There are many interesting subjects covered throughout the book. They include Trujillo’s attempts to win international support for resettling Jewish expatriates from Europe at the Sousa Refugee Settlement. He also focuses on the massacre of Haitians by Trujillo’s forces in 1937 as well as economic topics including the role of the Foreign Bondholders Protective Council. Finally, the author incorporates the films and documentaries relating to the Caribbean of the era, some specifically focusing on the Dominican Republic, to develop the importance of the media in public international relations. Ultimately, the author leaves the reader wanting to know more about the individual subjects and giving graduate students searching for a dissertation or thesis topic a wonderful starting point.

While an excellent study, there are a couple of areas where I would recommend changes. On an organizational level, the author’s topical approach interspersed with a chronological narrative creates some unevenness in the presentation. Transitions are sometimes rough, and at too many points, the author inserts parenthetical references, such as (see Chapter 5), that disrupt the flow of the book and send the reader scurrying through the text looking for the material.

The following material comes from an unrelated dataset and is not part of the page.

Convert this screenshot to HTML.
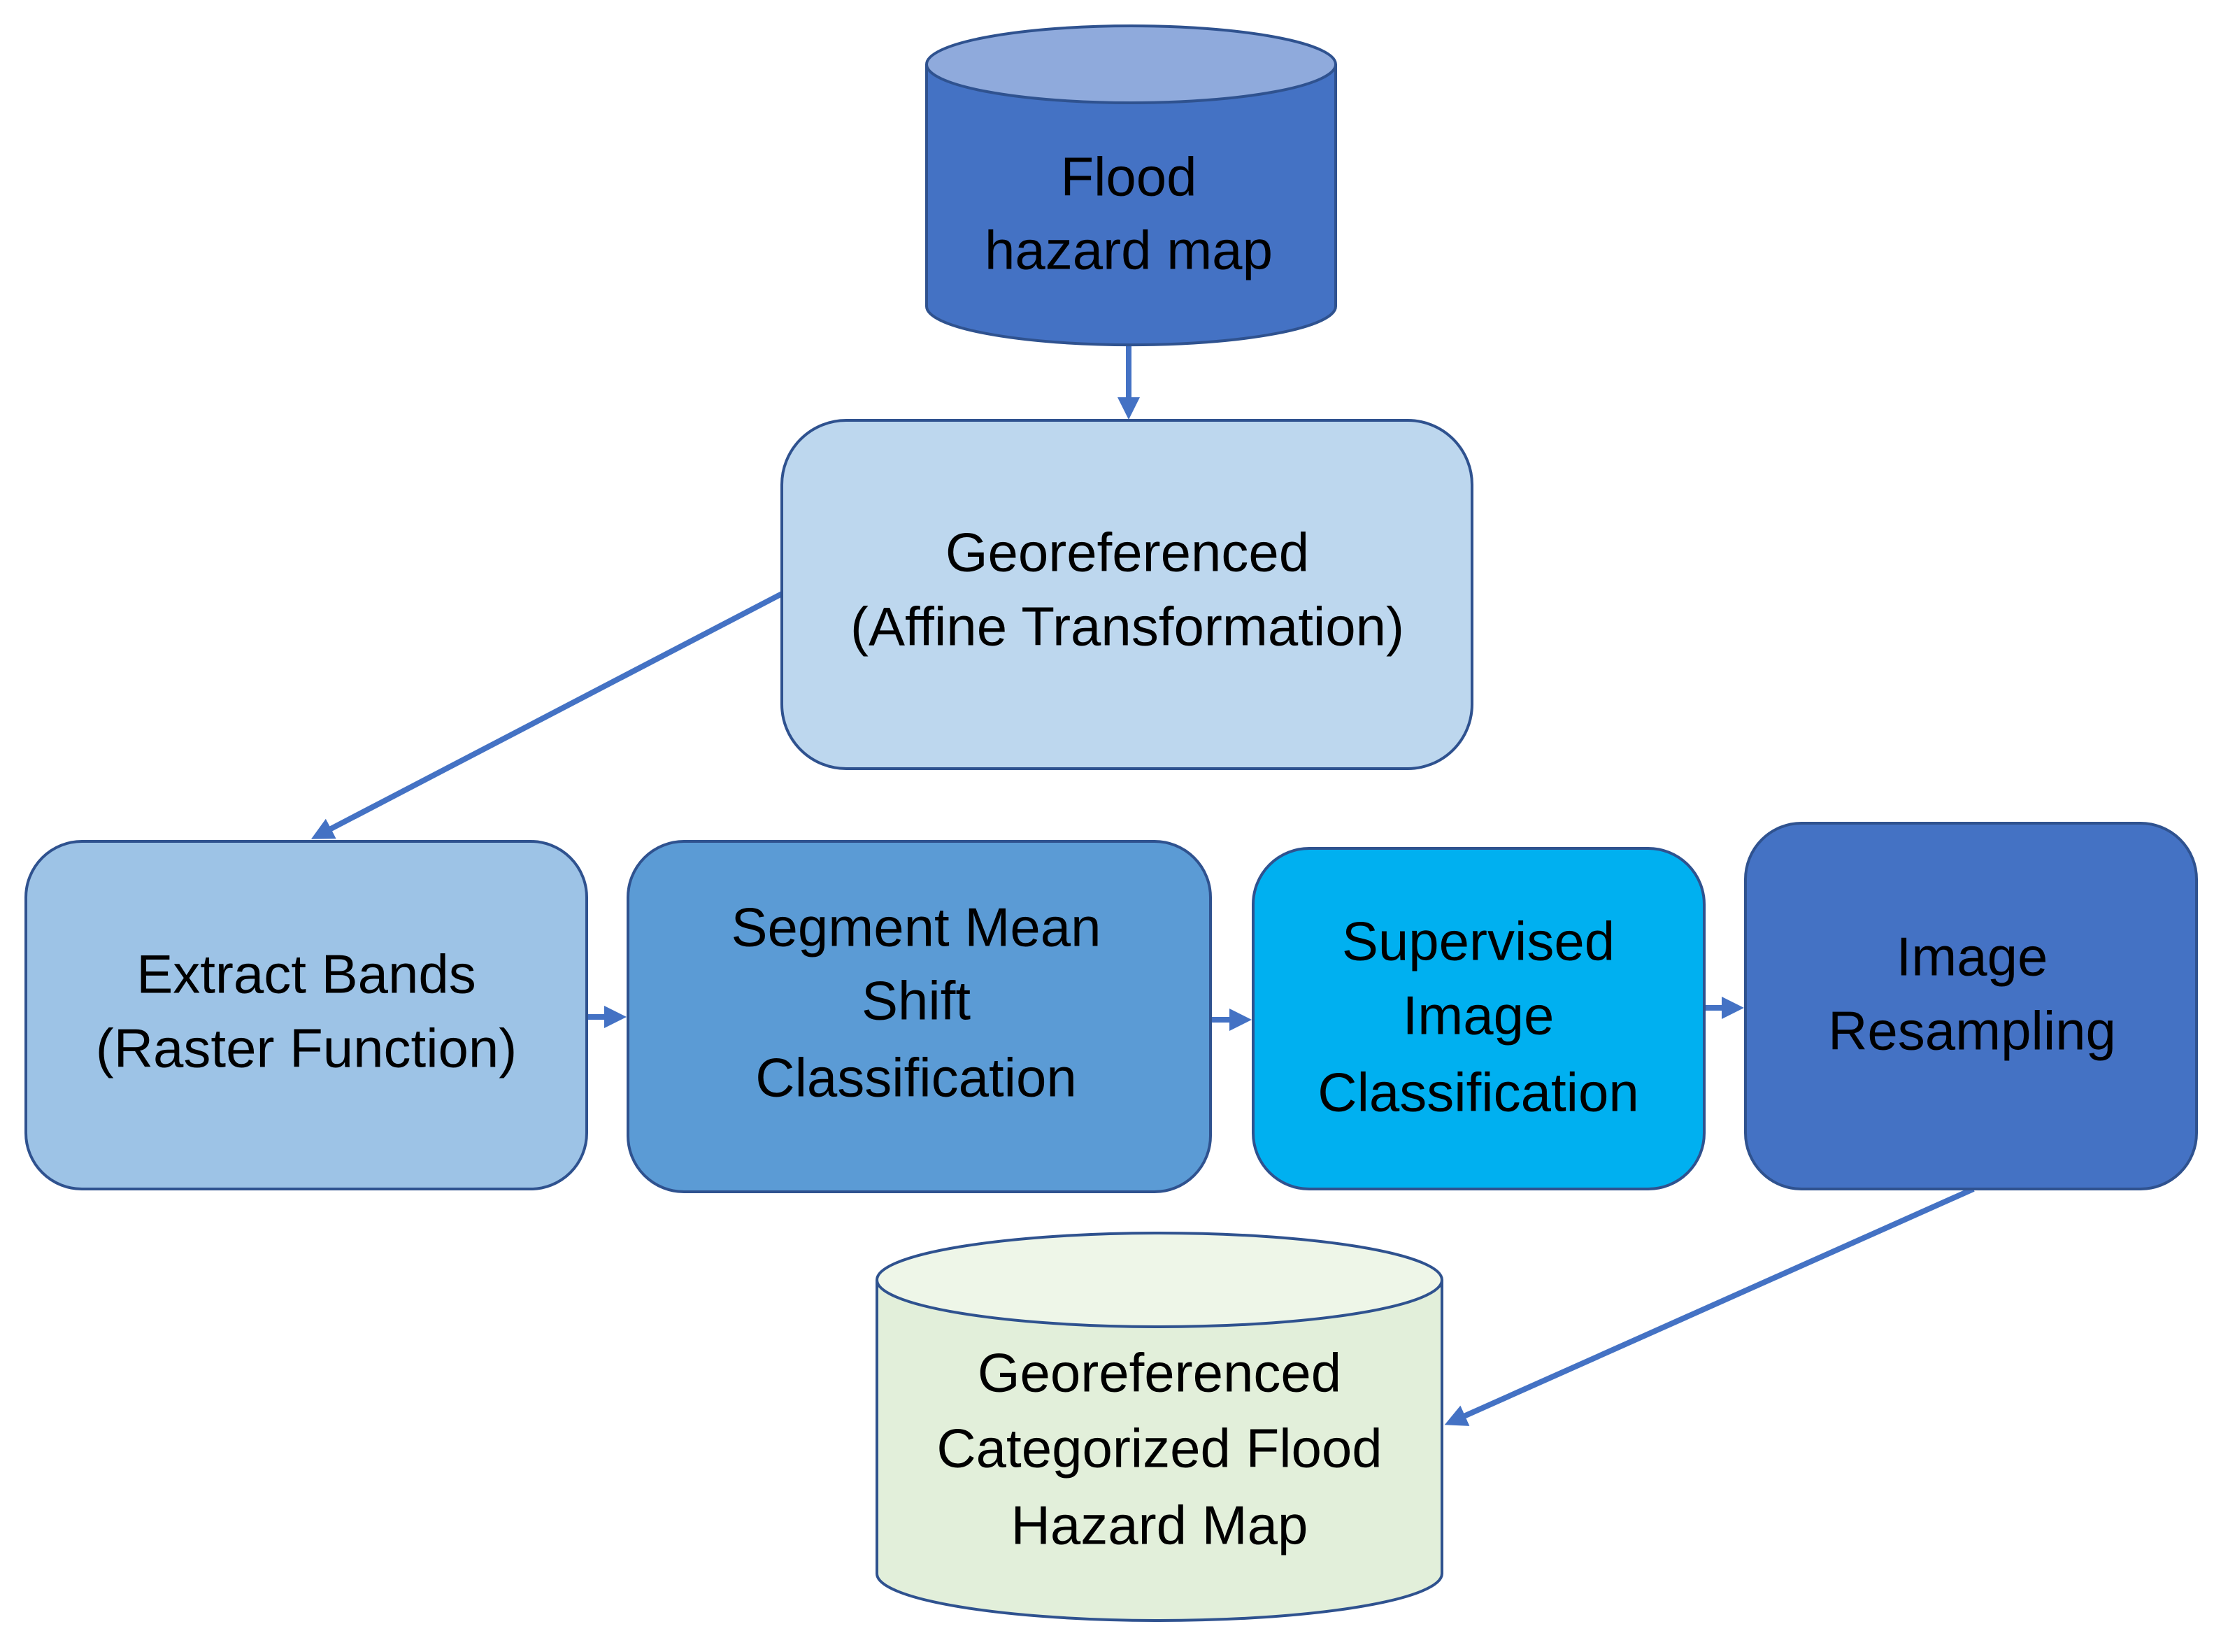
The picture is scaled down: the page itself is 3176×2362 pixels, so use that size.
<!DOCTYPE html>
<html><head><style>html,body{margin:0;padding:0;background:#fff}</style></head><body>
<svg width="3176" height="2357" viewBox="0 0 3176 2357" xmlns="http://www.w3.org/2000/svg">
<defs>
<marker id="ah" markerWidth="4" markerHeight="4" refX="3" refY="2" orient="auto" markerUnits="strokeWidth">
<path d="M0,0 L4,2 L0,4 z" fill="#4472c4"/></marker>
</defs>
<rect width="3176" height="2357" fill="#fff"/>
<g stroke="#4472c4" stroke-width="8" fill="none">
<line x1="1614" y1="493" x2="1614" y2="592" marker-end="url(#ah)"/>
<line x1="1118" y1="849" x2="452" y2="1196" marker-end="url(#ah)"/>
<line x1="839" y1="1454" x2="888" y2="1454" marker-end="url(#ah)"/>
<line x1="1731" y1="1458" x2="1782" y2="1458" marker-end="url(#ah)"/>
<line x1="2437" y1="1441" x2="2486" y2="1441" marker-end="url(#ah)"/>
<line x1="2822" y1="1700" x2="2073" y2="2034" marker-end="url(#ah)"/>
</g>
<g stroke="#2f528f" stroke-width="4">
<path d="M1325,92 L1325,438 A292,55 0 0 0 1910,438 L1910,92" fill="#4472c4"/>
<ellipse cx="1617.5" cy="92" rx="292.5" ry="55" fill="#8faadc"/>
<rect x="1118" y="601" width="987" height="498" rx="92" fill="#bdd7ee"/>
<rect x="37" y="1203" width="802" height="497" rx="80" fill="#9dc3e6"/>
<rect x="898" y="1203" width="833" height="501" rx="80" fill="#5b9bd5"/>
<rect x="1792" y="1213" width="645" height="487" rx="80" fill="#00b0f0"/>
<rect x="2496" y="1177" width="645" height="523" rx="80" fill="#4472c4"/>
<path d="M1254,1830 L1254,2250 A404,67 0 0 0 2062,2250 L2062,1830" fill="#e2efda"/>
<ellipse cx="1658" cy="1830" rx="404" ry="67" fill="#eef6e8"/>
</g>
<g font-family="'Liberation Sans', sans-serif" font-size="78" fill="#000" text-anchor="middle" dominant-baseline="middle">
<text x="1614" y="259">Flood</text>
<text x="1614" y="364">hazard map</text>
<text x="1612" y="796">Georeferenced</text>
<text x="1612" y="902">(Affine Transformation)</text>
<text x="438" y="1399">Extract Bands</text>
<text x="438" y="1505">(Raster Function)</text>
<text x="1310" y="1332">Segment Mean</text>
<text x="1310" y="1437">Shift</text>
<text x="1310" y="1547">Classification</text>
<text x="2114" y="1352">Supervised</text>
<text x="2114" y="1458">Image</text>
<text x="2114" y="1568">Classification</text>
<text x="2820" y="1374">Image</text>
<text x="2820" y="1480">Resampling</text>
<text x="1658" y="1969">Georeferenced</text>
<text x="1658" y="2077">Categorized Flood</text>
<text x="1658" y="2187">Hazard Map</text>
</g>
</svg>
</body></html>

The area that needs the most development is the role of Dominican culture in the development of Trujillo and the responses of the Dominican Republic to the United States. While Roorda provides an overview of the history of the United States and the Dominican Republic, there is little analysis of the influence of the Dominican political, social, and economic structure on the relations between the two countries outside elite channels. While race appears in relation to the Haitians, this important factor rarely appears elsewhere. Also, what role did the antagonism of the classes play? Did religion have any significant impact? How did the political culture of the Dominican Republic allow Trujillo to succeed even in the face of opposition? More emphasis on the history and culture of the Dominican Republic would have helped the author further contextualize the importance of cultural factors on the relationship.

These areas in no way limit the overall appraisal of this book as a fine piece of scholarship. Roorda has made a significant contribution to the historiography of U.S.-Dominican Republic relations and the “Good Neighbor” policy. He provides a good example of the new international history developing strongly within the field of U.S. foreign relations that incorporates foreign archives and provides agency to weaker nations. It is a good model for future works and an important book for anyone interested in U.S.-Latin American relations.

The two works reviewed here provide good insights into the relationship between the United States and the Dominican Republic. This relatively understudied story, especially when taken outside the body of work on military interventions, is an important one. There are many more books to be written on this subject, including some specialized monographs on the nineteenth century and other more contemporary issues such as immigration and the drug trade. More work appears likely as the Dominican Republic’s strategic as well as cultural significance in the United States will only increase into the next century.